Pdx1, a transcription factor that turns on other genes, is required for the development of the pancreas and for the normal functioning and survival of its insulin-producing beta cells.
Now Maureen Gannon, Ph.D., and colleagues have discovered that Pdx1 doesn’t act alone, at least initially.
Reporting earlier this month in Cell Reports, they describe how a structurally unrelated transcription factor, Oc1, interacts with Pdx1 in multipotent pancreatic progenitor cells to promote endocrine specification and subsequent functional maturation of beta cells.

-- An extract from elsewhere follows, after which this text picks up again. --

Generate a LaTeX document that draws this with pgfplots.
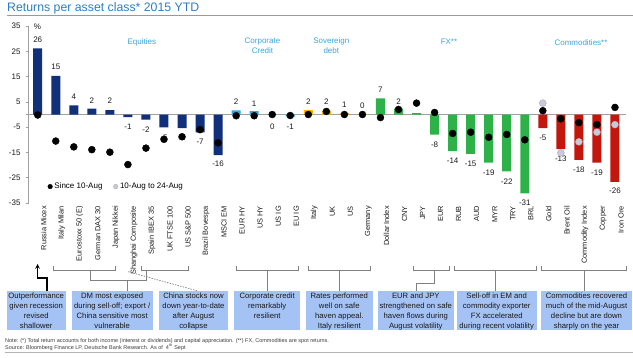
\documentclass[border=0pt]{standalone}
\usepackage{pgfplots}
\pgfplotsset{compat=1.18}
\usepackage{fontspec}
\setmainfont{Liberation Sans}
\newcommand\fs[2]{\fontsize{#1}{#2}\selectfont}
\definecolor{eqc}{HTML}{10307A}
\definecolor{ccc}{HTML}{2AA9E0}
\definecolor{sdc}{HTML}{F6B600}
\definecolor{fxc}{HTML}{2DB24A}
\definecolor{cmc}{HTML}{C3160C}
\definecolor{boxc}{HTML}{A4C2F4}
\definecolor{titleblue}{HTML}{2C7EC2}
\definecolor{grpblue}{HTML}{3BA6DE}
\definecolor{axgray}{HTML}{A0A0A0}
\definecolor{lngray}{HTML}{808080}
\definecolor{dotgray}{HTML}{C9CAD9}
\definecolor{txt}{HTML}{1A1A1A}
\begin{document}
\begin{tikzpicture}
\useasboundingbox (0,0) rectangle (633bp,-358bp);
\begin{axis}[
  at={(28.7bp,-203bp)}, anchor=south west,
  scale only axis, width=597.1bp, height=177bp,
  xmin=-0.5, xmax=32.6, ymin=-35, ymax=35,
  clip=false,
  axis lines*=left,
  x axis line style={draw=none},
  y axis line style={draw=axgray, line width=0.6bp},
  xtick={0,...,32},
  xticklabels={Russia Micex, Italy Milan, Eurostoxx 50 (E), German DAX 30, Japan Nikkei, Shanghai Composite, Spain IBEX 35, UK FTSE 100, US S\&P 500, Brazil Bovespa, MSCI EM, EUR HY, US HY, US IG, EU IG, Italy, UK, US, Germany, Dollar Index, CNY, JPY, EUR, RUB, AUD, MYR, TRY, BRL, Gold, Brent Oil, Commodity Index, Copper, Iron Ore},
  x tick label style={rotate=90, anchor=east, inner sep=0pt, yshift=-6bp, font=\fs{7.4bp}{9bp}, text=txt},
  x tick style={draw=none},
  ytick={-35,-25,...,35},
  y tick label style={inner sep=0pt, xshift=-5bp, font=\fs{8bp}{9.6bp}, text=txt},
  /pgf/number format/assume math mode=true,
  y tick style={draw=axgray, line width=0.6bp},
  major tick length=3bp, tick align=outside,
  extra y ticks={0}, extra y tick labels={},
  extra y tick style={grid=major, major grid style={draw=axgray, line width=0.8bp}, tick style={draw=none}},
  legend style={at={(axis cs:0.55,-28.5)}, anchor=west, draw=none, fill=none,
    font=\fs{8bp}{9.6bp}, inner sep=0pt, row sep=0pt,
    /tikz/every even column/.append style={column sep=9bp}},
  legend columns=2,
  legend cell align=left,
  legend image code/.code={\draw[#1, mark size=2.3bp] plot coordinates {(2.5bp,0bp)};},
]
% bars
\addplot[ybar, bar width=9bp, bar shift=0pt, fill=eqc, draw=none, forget plot] coordinates
 {(0,26.2) (1,15.3) (2,3.6) (3,2.3) (4,1.7) (5,-1) (6,-2) (7,-5.1) (8,-5.4) (9,-7.1) (10,-16.1)};
\addplot[ybar, bar width=9bp, bar shift=0pt, fill=ccc, draw=none, forget plot] coordinates
 {(11,1.6) (12,1.3) (13,0.2) (14,-0.8)};
\addplot[ybar, bar width=9bp, bar shift=0pt, fill=sdc, draw=none, forget plot] coordinates
 {(15,1.7) (16,1.5) (17,0.5) (18,0.2)};
\addplot[ybar, bar width=9bp, bar shift=0pt, fill=fxc, draw=none, forget plot] coordinates
 {(19,6.4) (20,2.3) (21,0.5) (22,-8) (23,-14.5) (24,-15.6) (25,-19) (26,-22.5) (27,-31.2)};
\addplot[ybar, bar width=9bp, bar shift=0pt, fill=cmc, draw=none, forget plot] coordinates
 {(28,-5.4) (29,-13.7) (30,-17.9) (31,-19) (32,-26.6)};
% value labels
\addplot[only marks, mark=none, forget plot, nodes near coords, point meta=explicit symbolic,
  nodes near coords style={font=\fs{8bp}{9.6bp}, inner sep=0pt, anchor=center, text=txt}]
 table[meta=lab] {
x y lab
0 29.6 26
1 18.7 15
2 7.0 4
3 5.4 2
4 5.4 2
5 -5.0 -1
6 -6.0 -2
7 -9.2 -5
8 -9.2 -5
9 -10.9 -7
10 -19.6 -16
11 5.2 2
12 4.2 1
13 -5.0 0
14 -5.0 -1
15 5.2 2
16 5.2 2
17 4.0 1
18 3.6 0
19 9.9 7
20 5.2 2
21 4.4 1
22 -12.0 -8
23 -18.3 -14
24 -19.4 -15
25 -23.0 -19
26 -26.4 -22
27 -34.8 -31
28 -9.4 -5
29 -17.6 -13
30 -21.8 -18
31 -23.0 -19
32 -30.3 -26
};
% dots
\addplot[only marks, mark=*, mark size=3.5bp, mark options={fill=black, draw=black}] table {
x y
0 -0.2
1 -10.5
2 -12.8
3 -13.9
4 -14.9
5 -19.8
6 -13.3
7 -9.8
8 -8.8
9 -6.0
10 -11.2
11 -0.5
12 -0.5
13 0
14 -0.4
15 0
16 1.2
17 0
18 0
19 -1.2
20 2.0
21 4.5
22 0.8
23 -7.5
24 -7.0
25 -9.0
26 -7.9
27 -10.0
28 1.5
29 -1.7
30 -3.2
31 -4.0
32 2.8
};
\addlegendentry{Since 10-Aug}
\addplot[only marks, mark=*, mark size=3.5bp, mark options={fill=dotgray, draw=dotgray!85!black, line width=0.4bp}] table {
x y
28 4.5
29 -15.2
30 -10.8
31 -7.0
32 -4.0
};
\addlegendentry{10-Aug to 24-Aug}
\end{axis}
\begin{scope}[x=1bp,y=-1bp]
% title
\node[anchor=base west, inner sep=0pt, text=titleblue, font=\fs{12.3bp}{14bp}] at (7,11.5) {Returns per asset class* 2015 YTD};
\draw[draw=lngray!80, line width=1bp] (7,15) -- (633,15);
\node[inner sep=0pt, font=\fs{8bp}{9.6bp}, text=txt] at (37.5,26.3) {\%};
% group labels
\begin{scope}[every node/.style={inner sep=0pt, text=grpblue, font=\fs{8bp}{9.7bp}, align=center}]
\node at (141.8,42.3) {Equities};
\node at (262.5,45.8) {Corporate\\Credit};
\node at (331.3,45.8) {Sovereign\\debt};
\node at (449,41.5) {FX**};
\node at (581,42.3) {Commodities**};
\end{scope}
% connectors
\begin{scope}[draw=lngray, line width=0.8bp]
\draw[black, line width=1.1bp, -stealth] (47,290.7) -- (47,278) -- (37.6,278) -- (37.6,264);
\draw (53,266) -- (53,270) -- (115,270) -- (115,266);
\draw (90.7,270) -- (90.7,280) -- (146,280) -- (146,270);
\draw (127.7,280) -- (127.7,290.7);
\draw (141.7,266) -- (141.7,270) -- (188.3,270) -- (188.3,266);
\draw[dash pattern=on 1.5bp off 1.2bp, line width=0.7bp] (128,271.7) -- (197,290.7);
\draw (236.7,266) -- (236.7,270) -- (298.3,270) -- (298.3,266);
\draw (267.3,270) -- (267.3,290.7);
\draw (308.3,266) -- (308.3,270) -- (370,270) -- (370,266);
\draw (339,270) -- (339,290.7);
\draw (413.3,266) -- (413.3,270) -- (449.3,270) -- (449.3,266);
\draw (434,270) -- (434,283) -- (416,283) -- (416,290.7);
\draw (454,266) -- (454,270) -- (536.7,270) -- (536.7,266);
\draw (495,270) -- (495,290.7);
\draw (541.7,266) -- (541.7,270) -- (626,270) -- (626,266);
\draw (584,270) -- (584,290.7);
\end{scope}
% boxes
\fill[boxc] (6.7,290.7) rectangle (65.7,330);
\fill[boxc] (71.7,290.7) rectangle (152.7,330);
\fill[boxc] (159.3,290.7) rectangle (227.7,330);
\fill[boxc] (234.3,290.7) rectangle (300,330);
\fill[boxc] (306,290.7) rectangle (372.7,330);
\fill[boxc] (377.7,290.7) rectangle (454,330);
\fill[boxc] (456.7,290.7) rectangle (536.7,330);
\fill[boxc] (541.3,290.7) rectangle (631.7,330);
\begin{scope}[every node/.style={anchor=north, inner sep=0pt, text=txt, font=\fs{7.7bp}{10bp}, align=center}]
\node at (36.2,292.3) {Outperformance\\given recession\\revised\\shallower};
\node at (112.2,292.3) {DM most exposed\\during sell-off; export /\\China sensitive most\\vulnerable};
\node at (193.5,292.3) {China stocks now\\down year-to-date\\after August\\collapse};
\node at (267.2,292.3) {Corporate credit\\remarkably\\resilient};
\node at (339.3,292.3) {Rates performed\\well on safe\\haven appeal.\\Italy resilient};
\node at (415.8,292.3) {EUR and JPY\\strengthened on safe\\haven flows during\\August volatility};
\node at (496.7,292.3) {Sell-off in EM and\\commodity exporter\\FX accelerated\\during recent volatility};
\node at (586.5,292.3) {Commodities recovered\\much of the mid-August\\decline but are down\\sharply on the year};
\end{scope}
% notes
\node[anchor=base west, inner sep=0pt, font=\fs{5.5bp}{6.6bp}, text=txt!85] at (5,342.3) {Note: (*) Total return accounts for both income (interest or dividends) and capital appreciation. (**) FX, Commodities are spot returns.};
\node[anchor=base west, inner sep=0pt, font=\fs{5.5bp}{6.6bp}, text=txt!85] at (5,349.3) {Source: Bloomberg Finance LP, Deutsche Bank Research. As of\ \ 4\textsuperscript{th} Sept};
\draw[draw=lngray!60, line width=0.6bp] (5,352.3) -- (633,352.3);
\end{scope}
\end{tikzpicture}
\end{document}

“It is possible,” the authors write, “that the cooperative activity of Pdx1 and Oc1 in progenitors primes the cells for subsequent steps of the differentiation program.”
This information may be crucial, they conclude, to ongoing efforts to develop a cell-based therapy for diabetes using induced pluripotent stem cells – blood or skin cells removed from patients that have been “reprogrammed” to produce insulin and then returned to them to treat, or cure, their disease.
This research was supported in part by grants from the National Institutes of Health (DK007563, HD000850, DK094723, HD005702, DK089570, DK105689, DK068157, DK089540), the American Heart Association (11PRE7960022), and by a VA Merit Award (1BX000990–01A1).